I have a cooperative group launch, and somewhere in the launch i do
Write to global memory from threads
Grid sync
Read value from global memory from different threads
Do something with value
Printf value
The printed value is wrong, if I instead do:
Write to global memory from threads
Grid sync
Read value from global memory from different threads
Printf value
Do something with value
Printf value
The printed value is correct.
I don’t understand how this can be the case as the grid sync is between the write and the read. Is there something I might be missing? Does a grid sync only guarantee sync of threads and not global memory?
Also, I get the grid value with “cg::grid_group grid = cg::this_grid();” and sync with “cg::sync(grid);”

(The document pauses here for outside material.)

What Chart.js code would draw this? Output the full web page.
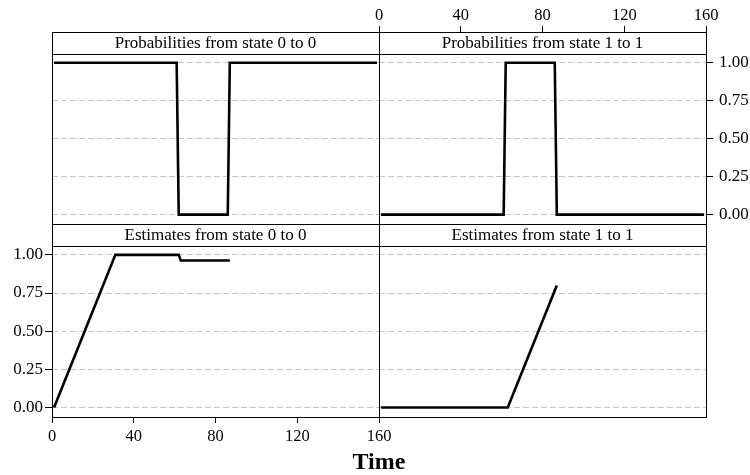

Oh, don’t know why I didn’t consider that, thanks!
So I had something like:
data[id] = value;
cg::sync(grid);
value = data[id]
I made a pointer to data like “volatile float* vdata = data;” and peppered in __threadfence()'s and i’m still getting versions of the same issue. Is there something extra I might need?
As far as I know, it is not documented anywhere that a grid sync provides a memory barrier. However my previous statement that it did not may be incorrect (and the reductionMultiBlockCG code would seem to suggest that).
So I edited my previous statement.
I’m not able to speculate why your code is not working the way you would like.
If you provide a complete, testable code, perhaps someone will be able to help you. Note that this doesn’t have to be and probably shouldn’t be your whole code. Instead, create a standalone complete, compilable example, that demonstrates the issue, but has extraneous items removed.